(Dataset items)

* BEGIN *

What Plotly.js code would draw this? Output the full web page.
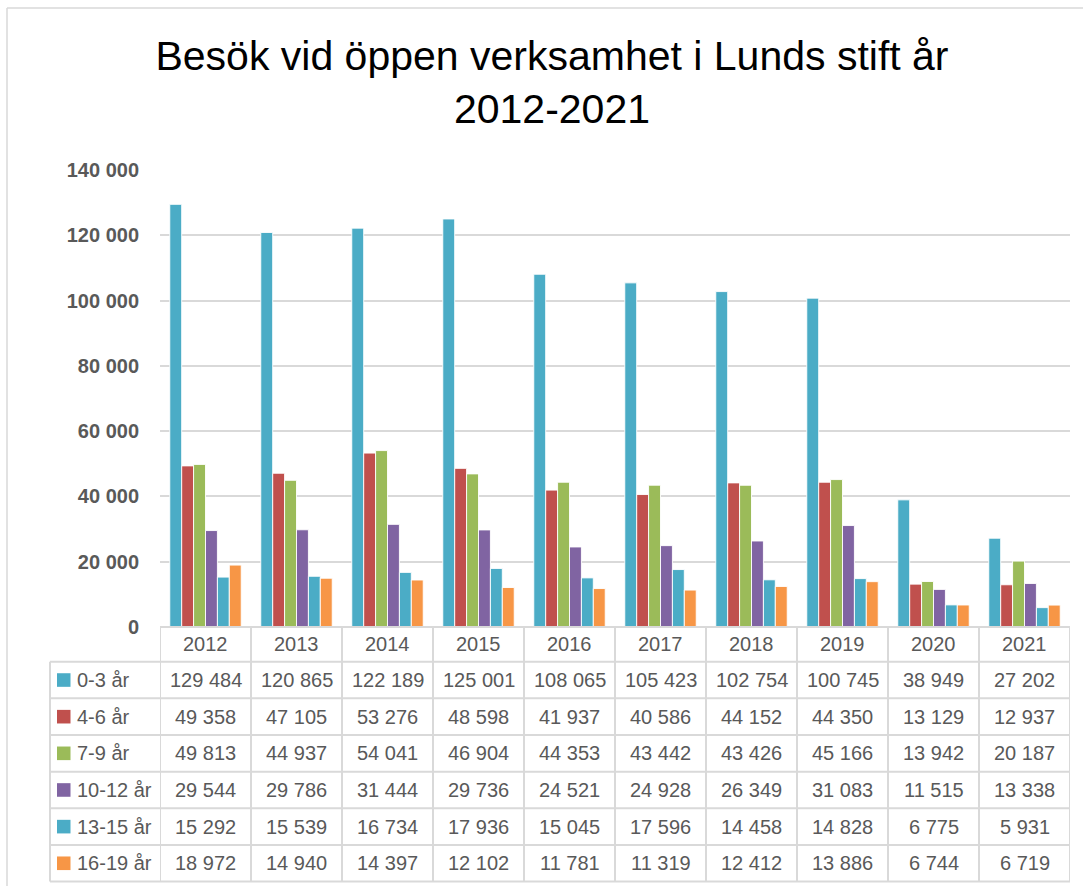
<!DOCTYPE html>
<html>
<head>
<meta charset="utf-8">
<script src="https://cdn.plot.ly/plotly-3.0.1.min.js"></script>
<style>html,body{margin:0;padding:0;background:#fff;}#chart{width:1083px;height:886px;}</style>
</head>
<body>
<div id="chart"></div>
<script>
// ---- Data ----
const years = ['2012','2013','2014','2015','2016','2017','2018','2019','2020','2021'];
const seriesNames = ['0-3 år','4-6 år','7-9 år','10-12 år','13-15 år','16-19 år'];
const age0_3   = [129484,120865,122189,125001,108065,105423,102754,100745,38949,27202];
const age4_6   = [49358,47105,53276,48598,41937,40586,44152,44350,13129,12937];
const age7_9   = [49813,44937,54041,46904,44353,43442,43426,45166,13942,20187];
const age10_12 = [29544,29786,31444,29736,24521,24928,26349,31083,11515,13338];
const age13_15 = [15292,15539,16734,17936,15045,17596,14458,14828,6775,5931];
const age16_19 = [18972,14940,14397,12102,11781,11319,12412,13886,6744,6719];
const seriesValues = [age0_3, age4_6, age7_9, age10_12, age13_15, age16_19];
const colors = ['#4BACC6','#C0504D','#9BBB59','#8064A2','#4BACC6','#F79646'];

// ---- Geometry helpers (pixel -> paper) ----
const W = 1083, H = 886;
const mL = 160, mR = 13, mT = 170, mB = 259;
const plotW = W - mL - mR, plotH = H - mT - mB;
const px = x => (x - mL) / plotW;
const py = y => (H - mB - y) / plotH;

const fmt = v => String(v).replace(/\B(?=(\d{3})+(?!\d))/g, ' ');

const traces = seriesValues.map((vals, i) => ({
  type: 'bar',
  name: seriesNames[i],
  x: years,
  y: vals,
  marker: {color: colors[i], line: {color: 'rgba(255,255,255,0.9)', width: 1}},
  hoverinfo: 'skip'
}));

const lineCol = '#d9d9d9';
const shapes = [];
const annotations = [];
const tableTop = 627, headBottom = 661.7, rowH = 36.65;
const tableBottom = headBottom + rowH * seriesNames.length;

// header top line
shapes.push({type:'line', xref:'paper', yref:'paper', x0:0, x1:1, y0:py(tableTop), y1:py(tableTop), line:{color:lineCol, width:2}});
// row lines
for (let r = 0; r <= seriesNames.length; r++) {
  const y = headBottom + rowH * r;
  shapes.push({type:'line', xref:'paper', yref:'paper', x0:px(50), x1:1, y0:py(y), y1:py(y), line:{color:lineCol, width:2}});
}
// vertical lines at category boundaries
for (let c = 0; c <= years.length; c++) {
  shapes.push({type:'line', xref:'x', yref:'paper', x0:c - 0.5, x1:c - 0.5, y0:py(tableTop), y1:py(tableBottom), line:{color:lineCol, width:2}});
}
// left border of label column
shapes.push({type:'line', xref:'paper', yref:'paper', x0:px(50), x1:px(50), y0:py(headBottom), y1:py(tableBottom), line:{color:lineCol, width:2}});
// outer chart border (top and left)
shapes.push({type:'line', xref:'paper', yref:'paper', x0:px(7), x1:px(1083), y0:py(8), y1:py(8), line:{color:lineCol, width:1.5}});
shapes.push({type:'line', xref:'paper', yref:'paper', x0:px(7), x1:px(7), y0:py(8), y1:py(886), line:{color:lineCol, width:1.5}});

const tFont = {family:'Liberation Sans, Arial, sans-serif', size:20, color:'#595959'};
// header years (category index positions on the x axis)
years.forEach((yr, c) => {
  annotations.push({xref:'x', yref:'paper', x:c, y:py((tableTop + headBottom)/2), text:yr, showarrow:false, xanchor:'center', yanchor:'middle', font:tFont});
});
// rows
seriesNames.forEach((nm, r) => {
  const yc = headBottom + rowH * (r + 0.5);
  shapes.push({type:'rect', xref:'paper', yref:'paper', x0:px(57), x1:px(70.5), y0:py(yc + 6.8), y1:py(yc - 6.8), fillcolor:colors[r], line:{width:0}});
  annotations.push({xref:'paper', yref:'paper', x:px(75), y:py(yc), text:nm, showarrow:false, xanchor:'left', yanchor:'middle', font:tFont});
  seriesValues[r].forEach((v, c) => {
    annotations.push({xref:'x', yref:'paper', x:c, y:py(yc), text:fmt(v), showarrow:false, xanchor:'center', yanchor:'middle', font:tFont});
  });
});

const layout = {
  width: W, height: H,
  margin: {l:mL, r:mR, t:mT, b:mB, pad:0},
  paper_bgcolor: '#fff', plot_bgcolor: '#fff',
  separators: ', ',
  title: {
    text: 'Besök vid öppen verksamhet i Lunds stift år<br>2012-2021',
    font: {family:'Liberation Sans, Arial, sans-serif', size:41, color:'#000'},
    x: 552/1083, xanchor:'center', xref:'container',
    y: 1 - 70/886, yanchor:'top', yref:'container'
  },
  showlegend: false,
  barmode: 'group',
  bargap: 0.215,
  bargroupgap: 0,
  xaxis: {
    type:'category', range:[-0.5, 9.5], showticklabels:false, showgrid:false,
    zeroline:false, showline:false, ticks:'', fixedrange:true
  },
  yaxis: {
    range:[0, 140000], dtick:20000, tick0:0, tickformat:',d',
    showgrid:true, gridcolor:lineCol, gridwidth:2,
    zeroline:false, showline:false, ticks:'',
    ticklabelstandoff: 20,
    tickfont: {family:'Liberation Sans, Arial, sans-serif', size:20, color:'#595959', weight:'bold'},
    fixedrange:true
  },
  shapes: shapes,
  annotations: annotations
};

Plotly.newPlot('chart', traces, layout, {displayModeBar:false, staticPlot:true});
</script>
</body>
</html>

* END *
* BEGIN *

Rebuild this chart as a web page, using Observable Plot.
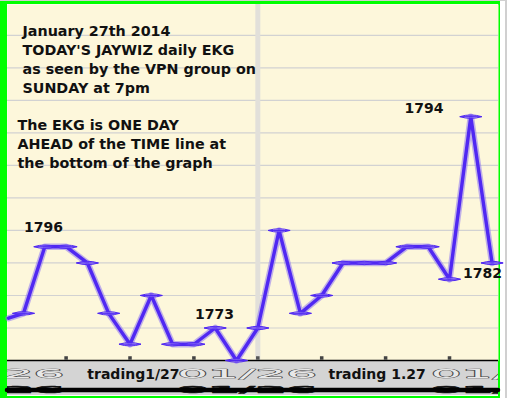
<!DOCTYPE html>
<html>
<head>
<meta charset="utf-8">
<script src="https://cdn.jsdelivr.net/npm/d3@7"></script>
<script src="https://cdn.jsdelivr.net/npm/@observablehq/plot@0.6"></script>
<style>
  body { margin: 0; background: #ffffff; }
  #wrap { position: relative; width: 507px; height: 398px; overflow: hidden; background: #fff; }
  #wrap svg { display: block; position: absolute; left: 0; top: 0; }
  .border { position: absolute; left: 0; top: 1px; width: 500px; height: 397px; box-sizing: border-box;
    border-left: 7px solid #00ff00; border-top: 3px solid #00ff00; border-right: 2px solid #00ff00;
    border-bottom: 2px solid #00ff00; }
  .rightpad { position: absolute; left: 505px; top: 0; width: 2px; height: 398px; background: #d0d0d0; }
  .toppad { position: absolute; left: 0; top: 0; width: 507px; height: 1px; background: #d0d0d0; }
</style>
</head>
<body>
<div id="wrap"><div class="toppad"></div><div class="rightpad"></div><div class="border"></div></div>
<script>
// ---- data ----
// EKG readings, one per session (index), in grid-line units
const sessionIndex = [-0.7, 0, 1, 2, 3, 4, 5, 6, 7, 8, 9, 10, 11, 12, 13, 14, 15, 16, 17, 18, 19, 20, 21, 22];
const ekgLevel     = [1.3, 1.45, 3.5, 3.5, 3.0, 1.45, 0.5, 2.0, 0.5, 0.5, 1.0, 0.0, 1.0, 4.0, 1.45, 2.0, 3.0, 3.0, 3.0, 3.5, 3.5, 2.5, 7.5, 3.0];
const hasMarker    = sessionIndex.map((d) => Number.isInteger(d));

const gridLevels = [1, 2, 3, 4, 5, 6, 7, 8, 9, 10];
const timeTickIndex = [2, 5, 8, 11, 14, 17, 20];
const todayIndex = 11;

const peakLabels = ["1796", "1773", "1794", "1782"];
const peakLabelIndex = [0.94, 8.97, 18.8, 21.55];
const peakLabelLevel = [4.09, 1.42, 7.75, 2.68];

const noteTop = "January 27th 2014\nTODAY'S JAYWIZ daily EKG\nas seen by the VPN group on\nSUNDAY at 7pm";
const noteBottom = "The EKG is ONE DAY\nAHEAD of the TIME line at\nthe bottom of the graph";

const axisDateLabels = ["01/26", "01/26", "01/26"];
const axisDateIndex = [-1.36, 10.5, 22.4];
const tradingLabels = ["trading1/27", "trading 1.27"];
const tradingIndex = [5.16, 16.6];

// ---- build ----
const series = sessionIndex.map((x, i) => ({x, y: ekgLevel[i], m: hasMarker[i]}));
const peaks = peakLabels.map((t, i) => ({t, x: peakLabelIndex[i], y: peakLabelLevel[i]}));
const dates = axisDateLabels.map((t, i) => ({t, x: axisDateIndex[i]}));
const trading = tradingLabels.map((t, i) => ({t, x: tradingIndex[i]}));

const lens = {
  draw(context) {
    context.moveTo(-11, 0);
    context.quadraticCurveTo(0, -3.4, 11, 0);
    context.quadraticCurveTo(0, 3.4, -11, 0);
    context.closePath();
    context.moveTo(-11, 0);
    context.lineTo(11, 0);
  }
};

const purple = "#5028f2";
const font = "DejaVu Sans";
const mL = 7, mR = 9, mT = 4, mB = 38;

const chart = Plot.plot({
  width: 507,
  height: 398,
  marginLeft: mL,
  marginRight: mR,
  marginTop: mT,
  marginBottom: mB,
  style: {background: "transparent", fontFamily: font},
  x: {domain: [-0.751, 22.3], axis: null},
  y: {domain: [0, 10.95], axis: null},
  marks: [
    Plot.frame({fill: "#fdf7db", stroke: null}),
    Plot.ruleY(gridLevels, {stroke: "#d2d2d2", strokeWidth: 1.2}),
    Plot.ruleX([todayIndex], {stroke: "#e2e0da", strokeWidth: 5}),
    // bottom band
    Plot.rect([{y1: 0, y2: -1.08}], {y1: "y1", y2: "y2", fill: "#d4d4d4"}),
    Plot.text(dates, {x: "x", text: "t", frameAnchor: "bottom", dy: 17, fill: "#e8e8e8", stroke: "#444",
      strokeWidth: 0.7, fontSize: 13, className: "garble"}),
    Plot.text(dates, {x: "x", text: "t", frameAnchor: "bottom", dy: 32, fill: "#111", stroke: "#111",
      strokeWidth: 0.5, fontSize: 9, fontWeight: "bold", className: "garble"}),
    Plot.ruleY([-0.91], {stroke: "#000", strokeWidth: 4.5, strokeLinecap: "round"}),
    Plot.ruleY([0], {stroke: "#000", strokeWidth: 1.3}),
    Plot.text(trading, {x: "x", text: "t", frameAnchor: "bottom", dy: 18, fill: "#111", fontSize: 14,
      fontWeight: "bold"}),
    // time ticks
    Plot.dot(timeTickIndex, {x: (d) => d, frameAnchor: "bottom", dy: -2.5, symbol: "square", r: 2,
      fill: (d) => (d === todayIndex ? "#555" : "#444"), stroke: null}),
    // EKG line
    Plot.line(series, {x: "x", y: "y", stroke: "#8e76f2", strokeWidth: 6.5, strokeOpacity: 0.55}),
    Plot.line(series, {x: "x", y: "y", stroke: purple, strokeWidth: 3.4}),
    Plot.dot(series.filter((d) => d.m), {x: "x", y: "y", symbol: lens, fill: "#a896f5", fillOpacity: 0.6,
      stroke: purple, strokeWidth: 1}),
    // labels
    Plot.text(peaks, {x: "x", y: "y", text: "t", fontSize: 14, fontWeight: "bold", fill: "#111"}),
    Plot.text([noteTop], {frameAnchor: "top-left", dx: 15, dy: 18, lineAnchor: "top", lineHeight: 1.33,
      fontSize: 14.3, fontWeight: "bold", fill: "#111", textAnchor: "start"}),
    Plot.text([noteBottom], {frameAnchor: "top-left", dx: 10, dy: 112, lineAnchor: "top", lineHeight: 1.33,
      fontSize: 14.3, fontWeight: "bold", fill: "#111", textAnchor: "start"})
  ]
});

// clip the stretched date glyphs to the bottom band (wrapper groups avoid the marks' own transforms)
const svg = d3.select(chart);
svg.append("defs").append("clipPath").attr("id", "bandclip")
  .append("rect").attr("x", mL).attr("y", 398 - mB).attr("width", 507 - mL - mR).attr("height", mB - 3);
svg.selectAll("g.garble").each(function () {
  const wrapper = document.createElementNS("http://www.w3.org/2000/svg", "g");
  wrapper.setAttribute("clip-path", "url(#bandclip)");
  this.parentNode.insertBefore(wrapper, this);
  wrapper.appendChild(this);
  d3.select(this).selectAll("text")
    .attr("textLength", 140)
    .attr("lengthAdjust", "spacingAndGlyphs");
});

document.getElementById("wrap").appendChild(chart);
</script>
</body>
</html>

* END *

Sift the material for lines with the string "draw". Copy each one found.

What Plotly.js code would draw this? Output the full web page.
  draw(context) {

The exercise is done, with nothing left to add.